* **What to work on**
Assemble all lines in which the string "chart" appears.

◇ ◇ ◇ ◇ ◇

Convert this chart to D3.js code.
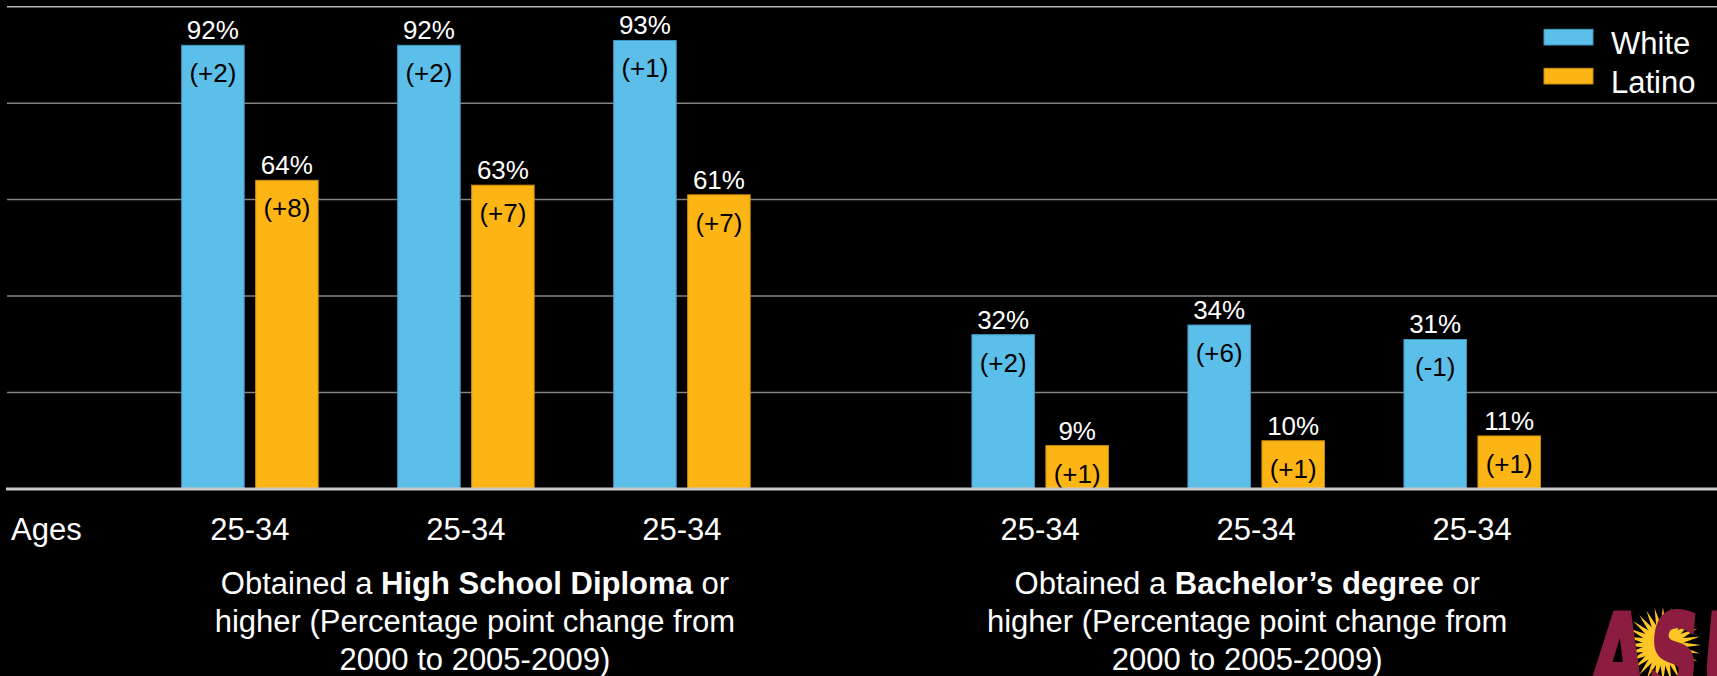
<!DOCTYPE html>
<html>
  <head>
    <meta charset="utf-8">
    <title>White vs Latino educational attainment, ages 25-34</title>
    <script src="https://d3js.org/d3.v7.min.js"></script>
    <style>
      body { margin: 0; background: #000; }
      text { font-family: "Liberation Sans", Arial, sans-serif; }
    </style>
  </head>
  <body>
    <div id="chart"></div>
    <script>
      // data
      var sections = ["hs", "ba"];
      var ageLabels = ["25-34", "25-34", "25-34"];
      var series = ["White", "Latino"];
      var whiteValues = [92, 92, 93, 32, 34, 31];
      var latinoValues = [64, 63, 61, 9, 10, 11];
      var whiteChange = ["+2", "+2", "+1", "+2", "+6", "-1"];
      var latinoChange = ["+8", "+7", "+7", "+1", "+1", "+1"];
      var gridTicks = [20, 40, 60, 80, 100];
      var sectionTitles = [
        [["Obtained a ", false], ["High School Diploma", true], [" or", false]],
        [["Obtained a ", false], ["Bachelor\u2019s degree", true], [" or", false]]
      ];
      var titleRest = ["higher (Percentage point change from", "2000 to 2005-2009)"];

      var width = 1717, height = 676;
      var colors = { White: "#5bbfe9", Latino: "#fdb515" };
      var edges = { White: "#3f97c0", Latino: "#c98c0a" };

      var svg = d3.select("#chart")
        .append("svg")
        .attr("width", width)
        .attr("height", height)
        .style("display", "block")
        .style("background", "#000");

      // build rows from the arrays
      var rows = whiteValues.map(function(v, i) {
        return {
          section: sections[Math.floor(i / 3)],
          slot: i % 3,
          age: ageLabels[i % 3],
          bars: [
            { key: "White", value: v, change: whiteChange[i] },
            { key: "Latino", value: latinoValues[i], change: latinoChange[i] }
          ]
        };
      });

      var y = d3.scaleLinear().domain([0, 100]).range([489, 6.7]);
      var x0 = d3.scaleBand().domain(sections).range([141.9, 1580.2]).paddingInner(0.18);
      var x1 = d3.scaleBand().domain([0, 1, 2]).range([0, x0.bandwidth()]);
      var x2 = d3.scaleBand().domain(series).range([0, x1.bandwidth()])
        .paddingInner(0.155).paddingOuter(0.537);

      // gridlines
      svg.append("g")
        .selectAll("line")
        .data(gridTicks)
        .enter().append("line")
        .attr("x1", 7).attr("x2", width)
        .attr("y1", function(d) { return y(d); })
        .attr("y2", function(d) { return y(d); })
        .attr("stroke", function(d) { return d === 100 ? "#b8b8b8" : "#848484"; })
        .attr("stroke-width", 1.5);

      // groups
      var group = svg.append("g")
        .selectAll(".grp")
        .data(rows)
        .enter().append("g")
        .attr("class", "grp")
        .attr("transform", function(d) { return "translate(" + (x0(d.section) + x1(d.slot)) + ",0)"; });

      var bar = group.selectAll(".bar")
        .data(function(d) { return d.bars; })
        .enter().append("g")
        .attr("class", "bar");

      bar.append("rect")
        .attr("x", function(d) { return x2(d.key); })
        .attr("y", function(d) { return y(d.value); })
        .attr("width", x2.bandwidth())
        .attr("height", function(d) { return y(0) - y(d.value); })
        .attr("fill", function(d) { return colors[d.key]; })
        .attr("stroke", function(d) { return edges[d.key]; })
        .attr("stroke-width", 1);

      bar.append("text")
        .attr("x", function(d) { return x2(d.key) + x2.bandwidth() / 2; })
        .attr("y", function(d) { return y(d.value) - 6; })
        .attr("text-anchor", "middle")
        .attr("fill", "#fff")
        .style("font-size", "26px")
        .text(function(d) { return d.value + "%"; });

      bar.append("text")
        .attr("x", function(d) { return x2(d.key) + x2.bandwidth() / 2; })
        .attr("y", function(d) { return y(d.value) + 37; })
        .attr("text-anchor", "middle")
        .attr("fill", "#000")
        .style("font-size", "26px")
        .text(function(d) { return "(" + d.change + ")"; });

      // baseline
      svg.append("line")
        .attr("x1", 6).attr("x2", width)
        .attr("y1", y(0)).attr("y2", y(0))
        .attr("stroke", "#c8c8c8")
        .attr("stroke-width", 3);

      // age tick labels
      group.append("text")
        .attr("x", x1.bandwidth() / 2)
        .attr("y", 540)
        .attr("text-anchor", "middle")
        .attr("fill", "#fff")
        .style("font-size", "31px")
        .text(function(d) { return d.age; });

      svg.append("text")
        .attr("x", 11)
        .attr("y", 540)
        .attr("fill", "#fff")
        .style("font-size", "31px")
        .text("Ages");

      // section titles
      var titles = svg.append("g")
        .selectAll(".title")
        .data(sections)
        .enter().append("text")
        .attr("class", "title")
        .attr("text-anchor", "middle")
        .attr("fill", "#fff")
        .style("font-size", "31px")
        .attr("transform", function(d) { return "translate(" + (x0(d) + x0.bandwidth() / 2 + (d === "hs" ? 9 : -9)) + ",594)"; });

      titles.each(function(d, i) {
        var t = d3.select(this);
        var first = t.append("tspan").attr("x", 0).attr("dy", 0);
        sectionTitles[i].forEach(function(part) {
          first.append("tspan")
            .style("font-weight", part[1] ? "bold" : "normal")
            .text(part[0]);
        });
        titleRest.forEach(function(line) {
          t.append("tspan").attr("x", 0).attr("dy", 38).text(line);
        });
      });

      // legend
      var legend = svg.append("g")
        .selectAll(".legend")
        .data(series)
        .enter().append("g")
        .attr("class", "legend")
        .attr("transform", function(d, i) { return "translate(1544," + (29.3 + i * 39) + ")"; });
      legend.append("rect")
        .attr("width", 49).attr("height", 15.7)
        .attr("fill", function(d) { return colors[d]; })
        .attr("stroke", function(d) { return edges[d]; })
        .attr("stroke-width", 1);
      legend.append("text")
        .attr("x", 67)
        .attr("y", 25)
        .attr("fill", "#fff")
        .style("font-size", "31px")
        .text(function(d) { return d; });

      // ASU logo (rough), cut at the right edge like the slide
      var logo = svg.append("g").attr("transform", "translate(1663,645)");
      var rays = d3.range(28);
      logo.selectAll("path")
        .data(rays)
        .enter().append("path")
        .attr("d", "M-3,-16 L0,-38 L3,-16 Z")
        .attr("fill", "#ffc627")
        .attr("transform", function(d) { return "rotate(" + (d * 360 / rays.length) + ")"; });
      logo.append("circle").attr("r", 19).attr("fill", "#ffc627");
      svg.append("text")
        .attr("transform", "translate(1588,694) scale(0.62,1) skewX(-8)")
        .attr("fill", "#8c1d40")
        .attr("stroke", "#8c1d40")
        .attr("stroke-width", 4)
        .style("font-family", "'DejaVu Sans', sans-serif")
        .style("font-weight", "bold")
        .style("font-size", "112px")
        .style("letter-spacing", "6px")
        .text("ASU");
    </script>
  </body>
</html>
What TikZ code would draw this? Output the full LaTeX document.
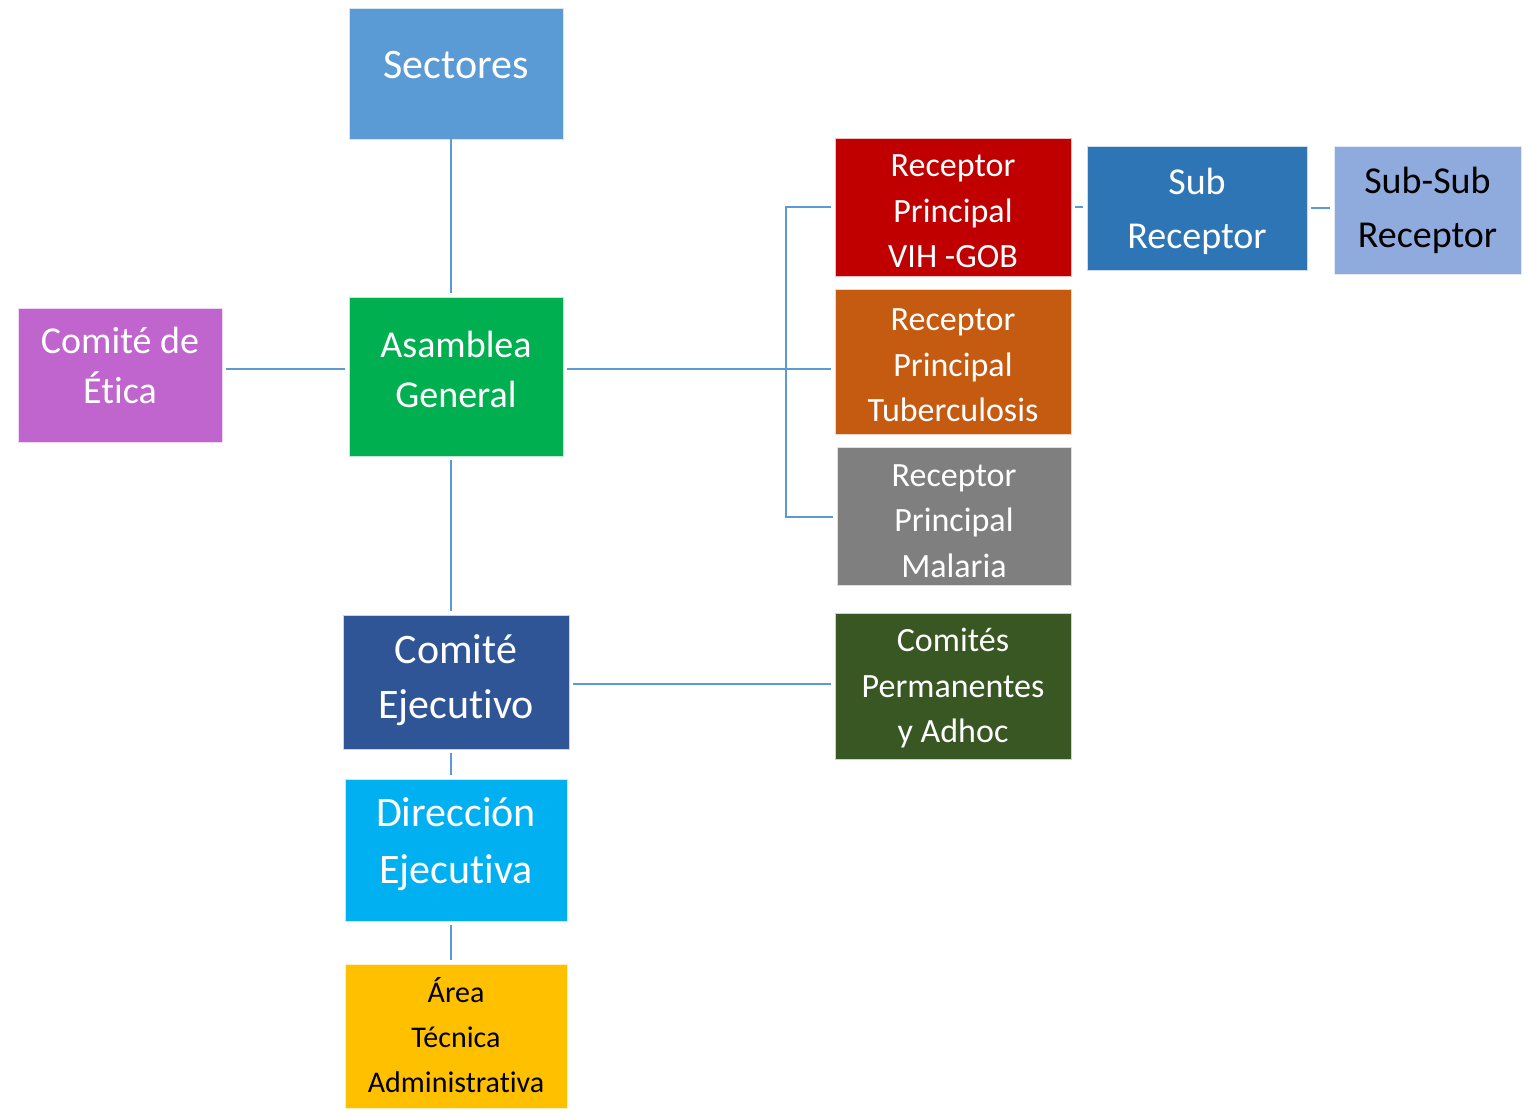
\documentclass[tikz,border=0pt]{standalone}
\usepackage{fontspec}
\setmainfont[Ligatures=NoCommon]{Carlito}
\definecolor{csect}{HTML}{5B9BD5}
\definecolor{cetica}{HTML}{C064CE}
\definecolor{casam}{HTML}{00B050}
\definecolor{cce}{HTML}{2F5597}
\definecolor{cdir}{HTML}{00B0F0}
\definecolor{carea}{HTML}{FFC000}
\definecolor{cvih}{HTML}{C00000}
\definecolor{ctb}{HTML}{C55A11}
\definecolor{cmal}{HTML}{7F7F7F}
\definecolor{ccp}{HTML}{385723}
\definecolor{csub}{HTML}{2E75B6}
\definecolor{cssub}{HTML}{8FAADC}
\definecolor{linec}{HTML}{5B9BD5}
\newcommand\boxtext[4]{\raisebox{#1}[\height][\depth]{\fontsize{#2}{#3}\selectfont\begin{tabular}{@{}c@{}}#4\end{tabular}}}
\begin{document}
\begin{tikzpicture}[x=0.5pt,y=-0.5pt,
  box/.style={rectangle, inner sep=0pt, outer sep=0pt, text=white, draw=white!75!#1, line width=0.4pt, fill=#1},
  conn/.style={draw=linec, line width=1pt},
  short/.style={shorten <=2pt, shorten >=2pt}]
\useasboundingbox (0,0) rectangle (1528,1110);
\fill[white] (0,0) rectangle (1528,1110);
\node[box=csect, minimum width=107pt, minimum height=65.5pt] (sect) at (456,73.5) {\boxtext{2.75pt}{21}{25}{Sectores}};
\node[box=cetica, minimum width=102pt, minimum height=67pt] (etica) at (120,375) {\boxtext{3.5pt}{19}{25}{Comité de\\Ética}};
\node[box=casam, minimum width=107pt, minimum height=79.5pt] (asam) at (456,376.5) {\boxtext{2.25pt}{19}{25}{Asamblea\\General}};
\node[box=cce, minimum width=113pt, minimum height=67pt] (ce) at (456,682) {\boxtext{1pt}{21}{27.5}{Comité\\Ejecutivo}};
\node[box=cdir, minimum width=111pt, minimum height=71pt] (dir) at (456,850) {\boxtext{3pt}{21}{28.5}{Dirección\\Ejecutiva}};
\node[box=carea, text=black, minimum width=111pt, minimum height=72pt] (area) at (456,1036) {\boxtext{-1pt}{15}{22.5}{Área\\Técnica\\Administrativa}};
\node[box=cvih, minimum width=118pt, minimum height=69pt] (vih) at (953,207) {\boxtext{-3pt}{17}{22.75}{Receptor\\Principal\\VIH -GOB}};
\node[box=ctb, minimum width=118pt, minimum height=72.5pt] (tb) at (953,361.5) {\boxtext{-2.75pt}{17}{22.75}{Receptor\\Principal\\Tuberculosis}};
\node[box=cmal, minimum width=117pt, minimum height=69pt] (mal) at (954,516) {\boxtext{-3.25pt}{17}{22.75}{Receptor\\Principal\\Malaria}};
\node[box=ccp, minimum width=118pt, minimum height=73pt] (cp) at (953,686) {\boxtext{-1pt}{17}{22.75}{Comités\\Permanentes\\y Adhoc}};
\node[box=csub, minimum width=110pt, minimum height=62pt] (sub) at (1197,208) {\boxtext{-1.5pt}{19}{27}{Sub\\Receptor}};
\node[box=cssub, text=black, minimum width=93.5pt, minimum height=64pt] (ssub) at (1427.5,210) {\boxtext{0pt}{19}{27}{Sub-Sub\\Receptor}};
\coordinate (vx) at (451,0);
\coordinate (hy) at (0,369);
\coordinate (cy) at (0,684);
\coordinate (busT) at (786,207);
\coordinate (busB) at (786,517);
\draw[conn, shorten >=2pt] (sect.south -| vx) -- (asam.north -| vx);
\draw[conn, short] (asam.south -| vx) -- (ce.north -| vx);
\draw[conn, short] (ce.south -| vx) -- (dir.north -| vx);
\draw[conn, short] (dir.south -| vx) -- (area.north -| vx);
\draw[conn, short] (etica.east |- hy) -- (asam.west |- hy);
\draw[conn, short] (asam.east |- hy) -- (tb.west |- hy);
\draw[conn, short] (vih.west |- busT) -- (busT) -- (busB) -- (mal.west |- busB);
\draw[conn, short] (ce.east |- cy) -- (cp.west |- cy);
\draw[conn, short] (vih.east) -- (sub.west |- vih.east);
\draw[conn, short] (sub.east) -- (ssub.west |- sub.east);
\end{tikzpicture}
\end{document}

◇ ◇ ◇ ◇ ◇

* **Output of the task**
Convert this chart to D3.js code.
    <div id="chart"></div>
      var svg = d3.select("#chart")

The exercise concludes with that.